There’s even a moment in the first episode of Season Two, “The Dundies,” where Pam gets drunk and when she’s celebrating winning a Dundie, she kisses Jim. But it’s never talked about again! Later in the season, during “Booze Cruise,” when Michael takes the team on a “motivational cruise,” Jim is the drunk one telling Michael (of all people!) about his crush on Pam. The catalyst for that was that Roy (also drunk; it’s a booze cruise, after all) finally set a wedding date with Pam.

Later in the season in episode, “The Secret,” the whole office learns of Jim’s crush on Pam because Michael can’t keep a secret, but of course, Jim tries to play it off as if that was “way in the past” — three years ago when they first started working together — and when she learned she was engaged, those feelings ended. Pam seems rather delighted (and flattered) by learning of this news, but she’s not going to play into it, obviously.

All of this brings up the question: Why is Pam with Roy, of all people? They don’t seem compatible, at least from the outside looking in. Pam even relays to the other members of the office that her worst first date was a date with Roy! Where he left her at a game or something.

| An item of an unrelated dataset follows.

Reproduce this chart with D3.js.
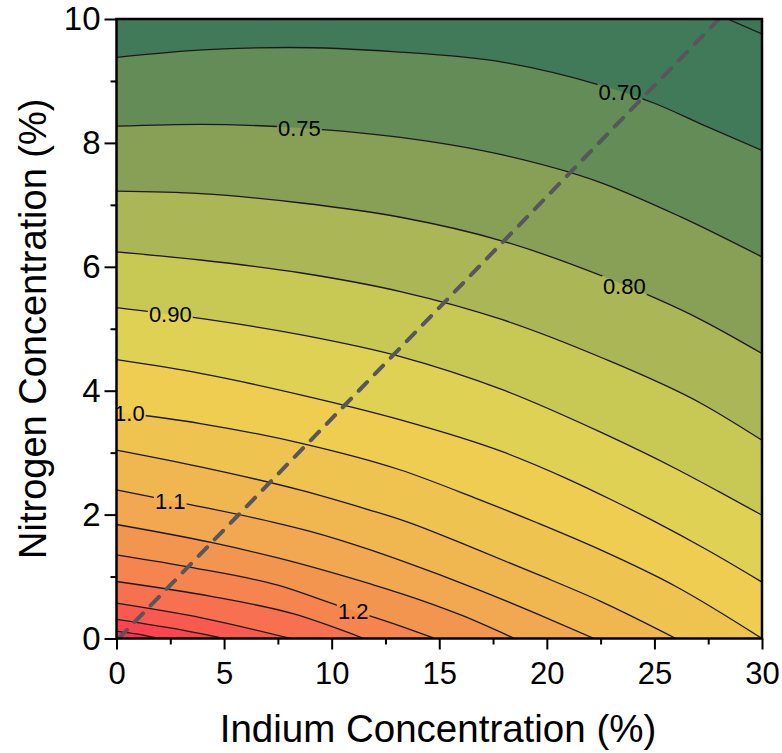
<!DOCTYPE html>
<html>
<head>
<meta charset="utf-8">
<script src="https://cdn.jsdelivr.net/npm/d3@7"></script>
<style>
  body { margin: 0; background: #fff; }
  svg text { font-family: "Liberation Sans", Arial, sans-serif; }
</style>
</head>
<body>
<div id="main"></div>
<script>
// contour levels (eV) and the lines, [In %, N %]
var levels = [0.65, 0.70, 0.75, 0.80, 0.85, 0.90, 0.95, 1.00, 1.05, 1.10, 1.15, 1.20, 1.25, 1.30, 1.35, 1.40];

var contourPts = [
    [[28.4, 10], [30, 9.76]],
    [[0, 9.38], [4, 9.5], [8, 9.54], [13, 9.47], [18, 9.3], [22.5, 8.93], [25, 8.64], [27.2, 8.3], [30, 7.88]],
    [[0, 8.27], [3.9, 8.3], [8.6, 8.24], [13.2, 8.09], [17.9, 7.81], [22.5, 7.36], [26.2, 6.81], [30, 6.16]],
    [[0, 7.22], [3.9, 7.18], [8.6, 7.03], [13.2, 6.8], [17.9, 6.42], [22.5, 5.86], [27.2, 5.14], [30, 4.6]],
    [[0, 6.24], [3.9, 6.11], [8.6, 5.9], [13.2, 5.6], [17.9, 5.15], [22.5, 4.54], [27.2, 3.79], [30, 3.2]],
    [[0, 5.34], [3.4, 5.19], [8.6, 4.9], [13.2, 4.55], [17.9, 4.02], [22.5, 3.33], [26, 2.74], [28, 2.37], [30, 1.99]],
    [[0, 4.5], [3.9, 4.28], [8.6, 3.93], [13.2, 3.53], [17.9, 3.02], [21, 2.57], [23, 2.24], [25, 1.89], [27.5, 1.42], [30, 0.91]],
    [[0, 3.66], [3.9, 3.47], [8.6, 3.15], [13.2, 2.72], [16.8, 2.25], [19.6, 1.86], [22.5, 1.43], [26, 0.84], [30, 0]],
    [[0, 3.04], [3.9, 2.77], [8.6, 2.39], [11.8, 2.07], [13.2, 1.92], [16.8, 1.43], [19.6, 1.03], [22.5, 0.6], [26, 0]],
    [[0, 2.4], [3.3, 2.17], [7.5, 1.86], [9, 1.73], [11.8, 1.43], [13.2, 1.26], [16.8, 0.79], [19.6, 0.39], [22.2, 0]],
    [[0, 1.84], [4.4, 1.55], [7.5, 1.3], [11.8, 0.88], [13.2, 0.73], [16, 0.38], [18.5, 0]],
    [[0, 1.35], [3.6, 1.14], [7.5, 0.86], [10.3, 0.53], [13.2, 0.2], [14.8, 0]],
    [[0, 0.92], [4.4, 0.68], [8.2, 0.4], [11.5, 0]],
    [[0, 0.57], [4, 0.33], [8.1, 0]],
    [[0, 0.31], [2.5, 0.17], [5, 0]],
    [[0, 0.12], [1, 0.07], [2, 0]]
];

// band colours: index 0 is below the first level
var bandColors = ["#3e7757", "#417a59", "#638c57", "#889f56", "#abb656", "#c8c955", "#dfd153",
    "#eecd50", "#efc350", "#f0b650", "#f1a851", "#f2964f", "#f5844f", "#f7704f", "#f95a50", "#fc4451", "#ff2f52"];

// labelled lines and where along In each label sits
var labelText = ["0.70", "0.75", "0.80", "0.90", "1.0", "1.1", "1.2"];
var labelLevel = [0.70, 0.75, 0.80, 0.90, 1.00, 1.10, 1.20];
var labelIn = [23.4, 8.5, 23.6, 2.5, 0.6, 2.5, 11.0];

// dashed guide line
var guideIn = [0.1, 28];
var guideN = [0, 10];

var xTicks = [0, 5, 10, 15, 20, 25, 30];
var xMinor = [2.5, 7.5, 12.5, 17.5, 22.5, 27.5];
var yTicks = [0, 2, 4, 6, 8, 10];
var yMinor = [1, 3, 5, 7, 9];

var cfg = { width: 782, height: 753, left: 116.5, right: 762, top: 19, bottom: 638.5 };

var x = d3.scaleLinear().domain([0, 30]).range([cfg.left, cfg.right]);
var y = d3.scaleLinear().domain([0, 10]).range([cfg.bottom, cfg.top]);

var svg = d3.select("#main").append("svg")
    .attr("width", cfg.width)
    .attr("height", cfg.height);

var defs = svg.append("defs");
defs.append("clipPath").attr("id", "plotClip")
    .append("rect")
    .attr("x", cfg.left).attr("y", cfg.top)
    .attr("width", cfg.right - cfg.left).attr("height", cfg.bottom - cfg.top);

var line = d3.line()
    .x(function (d) { return x(d[0]); })
    .y(function (d) { return y(d[1]); })
    .curve(d3.curveMonotoneX);

// closed region on the high-bandgap side (towards In=0, N=0)
function regionPath(pts) {
    var first = pts[0], last = pts[pts.length - 1];
    var p = line(pts);
    if (last[0] >= 30 && last[1] > 0) p += "L" + x(30) + "," + y(0);
    p += "L" + x(0) + "," + y(0);
    if (first[1] >= 10 && first[0] > 0) p += "L" + x(0) + "," + y(10);
    return p + "Z";
}

var plot = svg.append("g").attr("clip-path", "url(#plotClip)");

plot.append("rect")
    .attr("x", cfg.left).attr("y", cfg.top)
    .attr("width", cfg.right - cfg.left).attr("height", cfg.bottom - cfg.top)
    .attr("fill", bandColors[0]);

plot.selectAll(".band")
    .data(contourPts)
    .enter()
    .append("path")
    .attr("class", "band")
    .attr("d", regionPath)
    .attr("fill", function (d, i) { return bandColors[i + 1]; })
    .attr("stroke", "none");

// find N on a contour at a given In (linear between read points)
function nAt(pts, xi) {
    for (var k = 1; k < pts.length; k++) {
        if (pts[k][0] >= xi) {
            var t = (xi - pts[k - 1][0]) / (pts[k][0] - pts[k - 1][0]);
            return pts[k - 1][1] + t * (pts[k][1] - pts[k - 1][1]);
        }
    }
    return pts[pts.length - 1][1];
}

var labels = labelText.map(function (t, i) {
    var pts = contourPts[levels.indexOf(labelLevel[i])];
    return { text: t, px: x(labelIn[i]), py: y(nAt(pts, labelIn[i])) };
});

var lineG = plot.append("g").attr("mask", "url(#labelMask)");

var labelSel = plot.selectAll(".clabel")
    .data(labels)
    .enter()
    .append("text")
    .attr("class", "clabel")
    .attr("x", function (d) { return d.px; })
    .attr("y", function (d) { return d.py; })
    .attr("dy", "0.36em")
    .attr("text-anchor", "middle")
    .attr("font-size", 22)
    .attr("fill", "#000")
    .text(function (d) { return d.text; });

labelSel.each(function (d) { d.box = this.getBBox(); });

// mask so the contour lines break under the labels
var mask = defs.append("mask").attr("id", "labelMask");
mask.append("rect").attr("x", 0).attr("y", 0).attr("width", cfg.width).attr("height", cfg.height).attr("fill", "#fff");
mask.selectAll("rect.hole")
    .data(labels)
    .enter()
    .append("rect")
    .attr("class", "hole")
    .attr("x", function (d) { return d.box.x - 1; })
    .attr("y", function (d) { return d.box.y + 2; })
    .attr("width", function (d) { return d.box.width + 2; })
    .attr("height", function (d) { return d.box.height - 4; })
    .attr("fill", "#000");

lineG.selectAll(".cline")
    .data(contourPts)
    .enter()
    .append("path")
    .attr("class", "cline")
    .attr("d", line)
    .attr("fill", "none")
    .attr("stroke", "#1a1a1a")
    .attr("stroke-width", 1.3);

plot.append("path")
    .datum(d3.zip(guideIn, guideN))
    .attr("d", d3.line().x(function (d) { return x(d[0]); }).y(function (d) { return y(d[1]); }))
    .attr("fill", "none")
    .attr("stroke", "#56565c")
    .attr("stroke-width", 4)
    .attr("stroke-dasharray", "12,11")
    .attr("stroke-linecap", "round");

// frame
svg.append("rect")
    .attr("x", cfg.left).attr("y", cfg.top)
    .attr("width", cfg.right - cfg.left).attr("height", cfg.bottom - cfg.top)
    .attr("fill", "none")
    .attr("stroke", "#000")
    .attr("stroke-width", 2.5);

// axes
function styleAxis(g) {
    g.select(".domain").remove();
    g.selectAll(".tick line").attr("stroke", "#000").attr("stroke-width", 2);
}

svg.append("g")
    .attr("transform", "translate(0," + cfg.bottom + ")")
    .call(d3.axisBottom(x).tickValues(xMinor).tickSize(6).tickFormat(""))
    .call(styleAxis);

svg.append("g")
    .attr("transform", "translate(0," + cfg.bottom + ")")
    .call(d3.axisBottom(x).tickValues(xTicks).tickSize(11).tickPadding(12).tickFormat(d3.format("d")))
    .call(styleAxis)
    .selectAll("text")
    .attr("font-size", 31)
    .attr("fill", "#000");

svg.append("g")
    .attr("transform", "translate(" + cfg.left + ",0)")
    .call(d3.axisLeft(y).tickValues(yMinor).tickSize(6).tickFormat(""))
    .call(styleAxis);

svg.append("g")
    .attr("transform", "translate(" + cfg.left + ",0)")
    .call(d3.axisLeft(y).tickValues(yTicks).tickSize(12).tickPadding(4).tickFormat(d3.format("d")))
    .call(styleAxis)
    .selectAll("text")
    .attr("font-size", 33)
    .attr("fill", "#000");

svg.append("text")
    .attr("x", 438)
    .attr("y", 742)
    .attr("text-anchor", "middle")
    .attr("font-size", 38.5)
    .attr("fill", "#000")
    .text("Indium Concentration (%)");

svg.append("text")
    .attr("transform", "translate(46," + ((cfg.top + cfg.bottom) / 2) + ") rotate(-90)")
    .attr("text-anchor", "middle")
    .attr("font-size", 38)
    .attr("fill", "#000")
    .text("Nitrogen Concentration (%)");
</script>
</body>
</html>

But also, he’s just so brutish, openly sexist and talks about how hot and sexy other women are in front of Pam, and seems to not be that attentive to the details of Pam’s life, her interests and likes, in the way Jim is. And of course, there is the whole “three-year engagement” aspect.

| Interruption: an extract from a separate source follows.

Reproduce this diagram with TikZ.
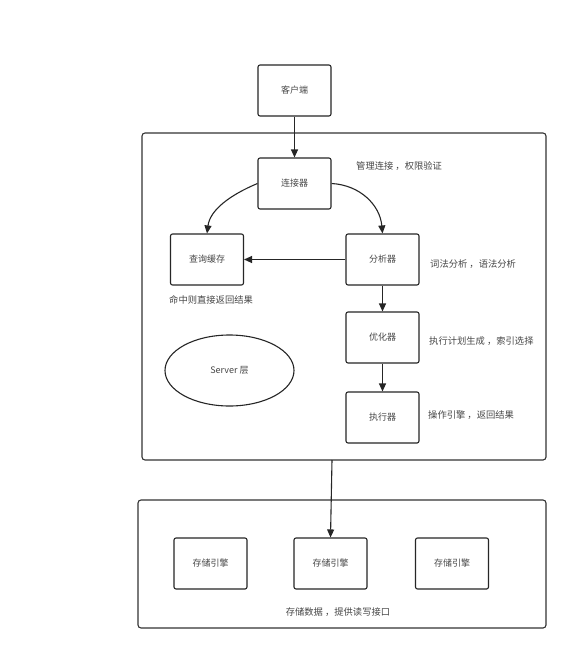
\documentclass[tikz,border=0pt]{standalone}
\usepackage{fontspec}
\setmainfont{Noto Sans CJK SC}
\usetikzlibrary{arrows.meta,shapes.geometric}
\begin{document}
\begin{tikzpicture}[x=1pt,y=-1pt,
  box/.style={draw=black!85,line width=1.1pt,rounded corners=2pt,minimum width=73pt,minimum height=51pt,inner sep=0pt,font=\fontsize{9}{10}\selectfont,text=black!72},
  frame/.style={draw=black!80,line width=1.1pt,rounded corners=3pt},
  lbl/.style={font=\fontsize{9.3}{10}\selectfont,text=black!72,inner sep=0pt,anchor=west},
  arr/.style={draw=black!85,line width=1.1pt,-{Triangle[length=8pt,width=7pt]}}]
\useasboundingbox (0,0) rectangle (588,664);
\fill[white] (0,0) rectangle (588,664);
% frames
\draw[frame] (142,133) rectangle (546,460);
\draw[frame] (138,500) rectangle (546,628);
% nodes
\node[box] (client) at (294.5,90.5) {客户端};
\node[box] (conn) at (294.5,183.5) {连接器};
\node[box] (cache) at (207,259.5) {查询缓存};
\node[box] (ana) at (382.5,259.5) {分析器};
\node[box] (opt) at (382.5,337.5) {优化器};
\node[box] (exe) at (382.5,417.5) {执行器};
\node[draw=black!85,line width=1.1pt,ellipse,minimum width=129pt,minimum height=71pt,inner sep=0pt,font=\fontsize{9}{10}\selectfont,text=black!72] (srv) at (229.5,370.5) {Server 层};
\node[box] (e1) at (210.5,563.5) {存储引擎};
\node[box] (e2) at (330.5,563.5) {存储引擎};
\node[box] (e3) at (452,563.5) {存储引擎};
% labels
\node[lbl] (l1) at (356,166) {管理连接 ，权限验证};
\node[lbl] (l2) at (430,264) {词法分析 ，语法分析};
\node[lbl] (l3) at (169,300) {命中则直接返回结果};
\node[lbl] (l4) at (429,341) {执行计划生成 ，索引选择};
\node[lbl] (l5) at (428,415) {操作引擎 ，返回结果};
\node[font=\fontsize{9.3}{10}\selectfont,text=black!72,inner sep=0pt] (l6) at (338,612) {存储数据 ，提供读写接口};
% connectors
\coordinate (sb) at (332,460);
\draw[arr] (client) -- (conn);
\draw[arr] (conn.west) .. controls (230,195) and (210,210) .. (cache.north);
\draw[arr] (conn.east) .. controls (360,185) and (380,205) .. (ana.north);
\draw[arr] (ana) -- (cache);
\draw[arr] (ana) -- (opt);
\draw[arr] (opt) -- (exe);
\draw[arr] (sb) -- (e2.north);
\end{tikzpicture}
\end{document}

While I don’t like judging relationships from afar, I think we, as viewers, are meant to wonder why Pam is with someone like Roy instead of someone like Jim, so that we pine for those two to get together. It works! I’m a sucker for these sitcom romances dangit! Especially when they are playing into the will-they-won’t-they aspect, whether it’s Ross and Rachel (Chandler and Monica, too!), Penny and Leonard, Zack and Kelly, Urkel and Laura, and while not a sitcom, another favorite, Lois and Clark (and Clark and Lana!), I’m here for all of them! What I can I say, I’m nothing if not a sap at heart.

And again, while I don’t like judging, it frustrates me to see how Roy treats Pam. But she has her reasons, for now. We shall see (okay, I know they eventually get together, but I’m trying not to spoil myself)!

2 thoughts

  1. Roy is a walking plot complication, an obstacle to the True Love between Pam and Jim. In this, I’ve always thought David Denman did some absolutely terrific work. I never had a problem accepting that someone as meek as Pam was presented (at least in the early seasons) could get trapped in a relationship with someone like Roy. We’ve witnessed this in real life, no?